On the eve of the World Trade Organization's Cancun Ministerial Conference in September 2003, the Doha Development round negotiations were behind schedule, and their successful completion was in doubt, based on our analysis and interviews with officials participating in the talks. The Cancun ministerial had symbolic and practical importance to the Doha Round of WTO negotiations, which, according to official status reports, had seen limited progress since its launching at the last meeting of trade ministers in November 2001. The Cancun ministerial meeting had two important goals, one symbolic and one practical. Symbolically, the Cancun meeting afforded ministers an opportunity to regain momentum necessary to conclude the Doha Round of negotiations by the scheduled January 2005 deadline. Practically, ministers needed to provide direction to negotiators on key issues that had thus far eluded consensus. With stalemate in the ongoing global trade negotiations looming, by July 2003, it was clear that a long list of required action items faced ministers at Cancun. However, only in the final weeks before the ministerial did countries begin to make concessions and move away from their long-held positions.

Hopes for breakthroughs still accompanied their September 2003 meeting, but ministers from WTO members ultimately were unable to bridge the wide substantive differences on key issues that faced them coming into Cancun, and as a result these key issues must still be dealt with for the round to continue. They recognized that making progress on agriculture was key to achieving progress in other areas. However, agreement on detailed methods to accomplish the goal of achieving significant agricultural reform through cuts in tariffs and subsidies proved impossible. Meanwhile, efforts by the European Union (EU), Japan, and others to add new issues such as investment to the global system of trade rules continued to engender strong resistance, particularly from those developing nations that remained unconvinced that the gains would outweigh the costs. On nonagricultural market access, discussions never resolved the key questions of how deeply developing nations, particularly the more advanced ones, would cut tariffs and what flexibility they would retain to insulate sensitive sectors. Ongoing services negotiations failed to receive a needed boost in participation, and many developing countries remained dissatisfied with proposed responses to their demands for special treatment and for relief from difficulties they were still experiencing in implementing existing WTO obligations.

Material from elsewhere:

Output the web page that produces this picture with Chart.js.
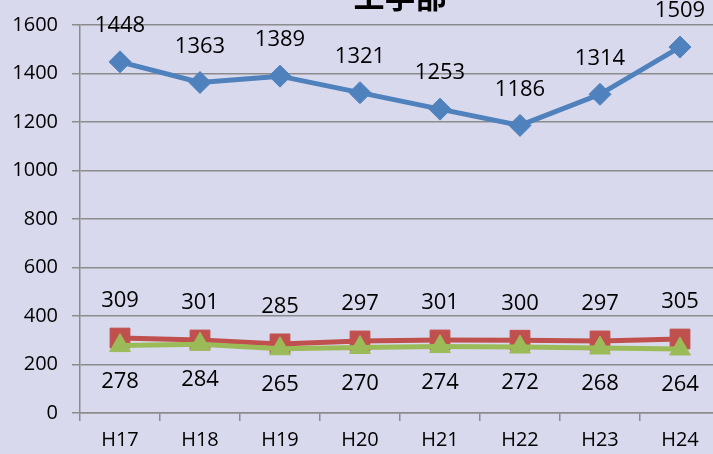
<!DOCTYPE html>
<html>
<head>
<meta charset="utf-8">
<script src="https://cdn.jsdelivr.net/npm/chart.js@4"></script>
<style>
    html, body { margin: 0; padding: 0; overflow: hidden; background: #d8d9ec; }
    #wrap { position: absolute; left: 0; top: -24px; width: 740px; height: 480px; }
</style>
</head>
<body>
<div id="wrap"><canvas id="grafico"></canvas></div>
<script>
// Datos del gráfico
const titulo = '工学部';
const categorias = ['H17', 'H18', 'H19', 'H20', 'H21', 'H22', 'H23', 'H24'];
const serieAzul = [1448, 1363, 1389, 1321, 1253, 1186, 1314, 1509];
const serieRoja = [309, 301, 285, 297, 301, 300, 297, 305];
const serieVerde = [278, 284, 265, 270, 274, 272, 268, 264];
const ticksY = [0, 200, 400, 600, 800, 1000, 1200, 1400, 1600];

const fuente = "'Open Sans', 'Liberation Sans', sans-serif";

// Etiquetas de valores y título centrado sobre el área del gráfico
const etiquetas = {
    id: 'etiquetas',
    afterDatasetsDraw(chart) {
        const ctx = chart.ctx;
        ctx.save();
        ctx.font = '22px ' + fuente;
        ctx.fillStyle = '#000';
        ctx.textAlign = 'center';
        ctx.textBaseline = 'middle';
        chart.data.datasets.forEach((ds, i) => {
            const meta = chart.getDatasetMeta(i);
            meta.data.forEach((p, j) => {
                ctx.fillText(ds.data[j], p.x, p.y + ds.desplazamiento);
            });
        });
        // título
        const area = chart.chartArea;
        ctx.font = "bold 31px 'Noto Sans CJK JP'";
        ctx.textBaseline = 'alphabetic';
        ctx.fillText(titulo, (area.left + area.right) / 2, area.top - 17);
        ctx.restore();
    }
};

const ctx = document.getElementById('grafico').getContext('2d');
new Chart(ctx, {
    type: 'line',
    data: {
        labels: categorias,
        datasets: [{
            data: serieAzul,
            borderColor: '#4f81bd',
            backgroundColor: '#4f81bd',
            borderWidth: 5,
            pointStyle: 'rectRot',
            pointRadius: 11,
            pointBorderWidth: 1,
            order: 1,
            desplazamiento: -36
        }, {
            data: serieRoja,
            borderColor: '#c0504d',
            backgroundColor: '#c0504d',
            borderWidth: 5,
            pointStyle: 'rect',
            pointRadius: 14,
            pointBorderWidth: 1,
            order: 3,
            desplazamiento: -37
        }, {
            data: serieVerde,
            borderColor: '#9bbb59',
            backgroundColor: '#9bbb59',
            borderWidth: 5,
            pointStyle: 'triangle',
            pointRadius: 12,
            pointBorderWidth: 1,
            order: 2,
            desplazamiento: 36
        }]
    },
    options: {
        responsive: true,
        maintainAspectRatio: false,
        animation: false,
        layout: {
            padding: { left: 0, right: 20, top: 49, bottom: 0 }
        },
        plugins: {
            legend: { display: false },
            tooltip: { enabled: false },
            title: { display: false }
        },
        scales: {
            x: {
                offset: true,
                afterFit(axis) { axis.height = 43; },
                grid: {
                    offset: true,
                    drawOnChartArea: false,
                    tickLength: 8,
                    color: '#8c8c8c',
                    lineWidth: 1.5
                },
                border: { color: '#8c8c8c', width: 1.5 },
                ticks: {
                    color: '#000',
                    padding: 7,
                    font: { family: fuente, size: 20 }
                }
            },
            y: {
                min: 0,
                max: 1600,
                afterFit(axis) { axis.width = 80; },
                afterBuildTicks(axis) { axis.ticks = ticksY.map(v => ({ value: v })); },
                grid: {
                    tickLength: 8,
                    color: '#8c8c8c',
                    lineWidth: 1.5
                },
                border: { color: '#8c8c8c', width: 1.5 },
                ticks: {
                    color: '#000',
                    padding: 14,
                    font: { family: fuente, size: 20 },
                    callback: v => String(v)
                }
            }
        }
    },
    plugins: [etiquetas]
});
</script>
</body>
</html>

Several other factors influenced the outcome of and contributed to the impasse at Cancun. The agenda for Cancun itself was large and complex because WTO members had missed earlier deadlines for decisions. As a result, ministers were asked to achieve in 5 days what had proved impossible to accomplish in the prior 22 months -- all without the benefit of agreement to use the text provided as a starting point for discussion. Meanwhile, the sheer number of participating countries and emerging alliances made consensus-building difficult. For example, the assertive approach to agricultural reform by a group of key developing nations led by Brazil put the United States and the EU, traditionally at odds over agriculture, on the defensive together against calls for cuts in their domestic support payments. North-South tensions between developing and developed countries, already latent in the declaration that launched the round, became exacerbated. Noting that the ongoing talks are termed the "Doha Development Agenda," developing countries stressed their vision that the focus should be on addressing their needs and demands. However, developed nations were not prepared to liberalize their policies unilaterally and argued that lowering trade barriers is pro-, not anti-, development. Additionally, an initiative for immediate reform of the cotton sector, an issue of economic importance to several West and Central African nations, was difficult for the United States and others to deal with, in part because it is tied to the broader and more long-term question of agriculture reform. Facing wide substantive divergences and limited decision-making procedures, the WTO proved unable to build the consensus required for attaining agreement at Cancun.